The only real good thing I can say about it is, that the special effects, for the most part, look pretty good, and the prop work is good as always these days, but, that is quite literally set-dressing, the actual core is rotten.
1/10


This review contains spoilers!

I'm sorry that this ends up being my first review honestly. I'm not just a hater I promise.

The st4rshiptr00per household agrees: bloated, too many ideas being introduced while other, previous, interesting ones are dropped unceremoniously -- and the whole Timeless Child concept completely overshadows the Doctor's character as someone whose superpower is being inhumanly Humane and loving, and reduces them to simply The Chosen One. An absolutely buckwild decision to make with a beloved character who contained infinite possibility. All mystery is removed, and all their importance is now due to them being The Big Magic Guy. And for the record: I also hate this being done in the Cartmell Master Plan. I simply do not think this should be done to the Doctor.

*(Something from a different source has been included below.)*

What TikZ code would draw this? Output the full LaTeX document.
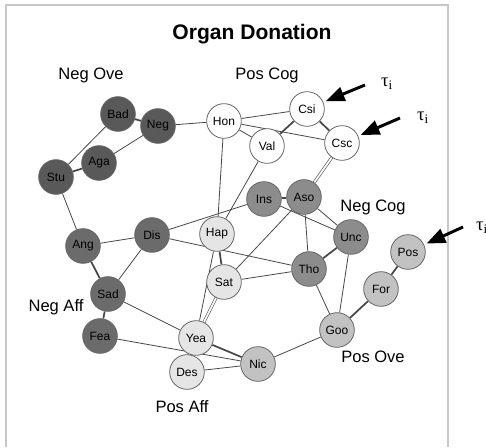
\documentclass[tikz,border=0pt]{standalone}
\usepackage{fontspec}
\setmainfont{Liberation Sans}
\newfontfamily\greekfont{Liberation Serif}
\usepackage{xcolor}
\usetikzlibrary{positioning, arrows.meta, backgrounds}

\definecolor{negove}{gray}{0.35}
\definecolor{negaff}{gray}{0.42}
\definecolor{negcog}{gray}{0.55}
\definecolor{posove}{gray}{0.76}
\definecolor{posaff}{gray}{0.90}
\definecolor{poscog}{gray}{1.00}

\newcommand{\tausub}{{\greekfont τ}\textsubscript{\greekfont i}}

\begin{document}
\begin{tikzpicture}[x=0.75pt, y=-0.75pt,
    concept/.style={circle, draw=black!60, line width=0.6pt, minimum size=26pt, inner sep=0pt, font=\fontsize{9}{10}\selectfont},
    link/.style={draw=black!72, line width=0.6pt},
    strong/.style={link, line width=1.3pt},
    twin/.style={draw=black!65, line width=0.5pt, double=white, double distance=1.3pt},
    group/.style={font=\fontsize{12.4}{14}\selectfont},
    tauarrow/.style={-{Triangle[length=14pt, width=11pt]}, line width=2.2pt, shorten >=2pt}]
  \useasboundingbox (0,0) rectangle (486,447);
  \draw[black!22, line width=0.8pt] (6,447) -- (6,5) -- (448,5) -- (448,447);

  \node[font=\bfseries\fontsize{15.8}{18}\selectfont] (title) at (252,34) {Organ Donation};

  % group labels
  \node[group] (lnegove) at (91,75) {Neg Ove};
  \node[group] (lposcog) at (267,75) {Pos Cog};
  \node[group] (lnegcog) at (373,207) {Neg Cog};
  \node[group] (lnegaff) at (56,307) {Neg Aff};
  \node[group] (lposove) at (373,357) {Pos Ove};
  \node[group] (lposaff) at (182,407) {Pos Aff};

  % negative overall
  \node[concept, fill=negove] (Bad) at (118,114) {Bad};
  \node[concept, fill=negove] (Neg) at (158,126) {Neg};
  \node[concept, fill=negove] (Aga) at (99,163) {Aga};
  \node[concept, fill=negove] (Stu) at (56,177) {Stu};

  % positive cognition
  \node[concept, fill=poscog] (Hon) at (224,121) {Hon};
  \node[concept, fill=poscog] (Csi) at (307,109) {Csi};
  \node[concept, fill=poscog] (Val) at (267,146) {Val};
  \node[concept, fill=poscog] (Csc) at (342,143) {Csc};

  % negative cognition
  \node[concept, fill=negcog] (Ins) at (264,199) {Ins};
  \node[concept, fill=negcog] (Aso) at (304,197) {Aso};
  \node[concept, fill=negcog] (Unc) at (351,237) {Unc};
  \node[concept, fill=negcog] (Tho) at (309,269) {Tho};

  % negative affect
  \node[concept, fill=negaff] (Dis) at (152,235) {Dis};
  \node[concept, fill=negaff] (Ang) at (83,246) {Ang};
  \node[concept, fill=negaff] (Sad) at (108,294) {Sad};
  \node[concept, fill=negaff] (Fea) at (100,336) {Fea};

  % positive affect
  \node[concept, fill=posaff] (Hap) at (217,234) {Hap};
  \node[concept, fill=posaff] (Sat) at (224,282) {Sat};
  \node[concept, fill=posaff] (Yea) at (196,338) {Yea};
  \node[concept, fill=posaff] (Des) at (187,372) {Des};

  % positive overall
  \node[concept, fill=posove] (Nic) at (258,364) {Nic};
  \node[concept, fill=posove] (Goo) at (337,330) {Goo};
  \node[concept, fill=posove] (For) at (381,289) {For};
  \node[concept, fill=posove] (Pos) at (408,252) {Pos};

  \begin{scope}[on background layer]
    \draw[strong] (Bad) -- (Neg);
    \draw[link] (Bad) -- (Stu);
    \draw[link] (Neg) -- (Aga);
    \draw[strong] (Aga) -- (Stu);
    \draw[link] (Neg) -- (Hon);
    \draw[link] (Stu) -- (Ang);
    \draw[link] (Hon) -- (Csi);
    \draw[link] (Hon) -- (Val);
    \draw[link] (Hon) -- (Csc);
    \draw[link] (Hon) -- (Hap);
    \draw[strong] (Csi) -- (Val);
    \draw[strong] (Csi) -- (Csc);
    \draw[link] (Val) -- (Hap);
    \draw[twin] (Csc) -- (Aso);
    \draw[strong] (Ins) -- (Aso);
    \draw[link] (Ins) -- (Dis);
    \draw[link] (Ins) -- (Unc);
    \draw[link] (Aso) -- (Unc);
    \draw[link] (Aso) -- (Tho);
    \draw[link] (Aso) -- (Sat);
    \draw[strong] (Unc) -- (Tho);
    \draw[link] (Unc) -- (Goo);
    \draw[link] (Tho) -- (Goo);
    \draw[link] (Dis) -- (Tho);
    \draw[link] (Sat) -- (Tho);
    \draw[strong] (Hap) -- (Sat);
    \draw[link] (Hap) -- (Yea);
    \draw[twin] (Sat) -- (Yea);
    \draw[link] (Dis) -- (Ang);
    \draw[link] (Dis) -- (Sad);
    \draw[strong] (Ang) -- (Sad);
    \draw[strong] (Sad) -- (Fea);
    \draw[link] (Sad) -- (Yea);
    \draw[link] (Fea) -- (Nic);
    \draw[strong] (Yea) -- (Nic);
    \draw[link] (Des) -- (Nic);
    \draw[link] (Nic) -- (Goo);
    \draw[strong] (Goo) -- (For);
    \draw[strong] (For) -- (Pos);
  \end{scope}

  % tau markers
  \coordinate (t1) at (365,85);
  \coordinate (t2) at (400,118);
  \coordinate (t3) at (463,227);
  \draw[tauarrow] (t1) -- (Csi);
  \draw[tauarrow] (t2) -- (Csc);
  \draw[tauarrow] (t3) -- (Pos);
  \node[font=\fontsize{14}{16}\selectfont] (tau1) at (387,84) {\tausub};
  \node[font=\fontsize{14}{16}\selectfont] (tau2) at (423,118) {\tausub};
  \node[font=\fontsize{14}{16}\selectfont] (tau3) at (482,228) {\tausub};
\end{tikzpicture}
\end{document}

Goodbye to the Lone Cyberman I guess, thought that guy was interesting and important but were TCE-ing him away now.

I continue to be put off by the Doctor/Master dynamic in this era. Other people have complained about Spymaster feeling completely disconnected from Missy and how her character arc ended, but I'd go further and say that Thirteen's feelings towards him feel jarring as well. All previous modern-Who Doctor/Master dynamics have been very clear on the Doctor still having some love for the Master that puts them in conflict with their companions who only see the Master as a supervillain. But Thirteen seems to just outright hate him, and the Spymaster is only slightly less vicious about it than she is. I feel terrible for Sascha Dhawan. I want so badly to like his character -- I love his scenery-chewing, and I can perfectly envision him doing spectacularly with a more complicated, dramatic, romantically-tinged Doctor/Master dynamic like we've had previously, but the way the two of them are written in this past season is so lacking.

Note: I have seen the theories about the Spymaster actually being the regeneration between Simm!Master and Missy, and I think it's a bad sign if your audience has to come up with an unsupported conspiracy theory to make your characterization make sense. I've also seen this turn from Missy to Spy described as a "relapse", which is slightly more compelling. However if that was the case I'd want to see that actually addressed by canon. Also, the concept of a semi-ex-villain suddenly relapsing to a full on world-destroying supervillain was done infinitely more artfully in Dragon Ball Z with Vegeta's Majin arc, something I would much rather have watched, frankly.

Across the board: I have not enjoyed what this era's writers have done with the main cast, and this episode is just another low point of several this season for me.
[INSERT ANY MAIN CAST ACTOR'S NAME HERE], baby, I'm so sorry about what these doofuses did to you. You deserved better.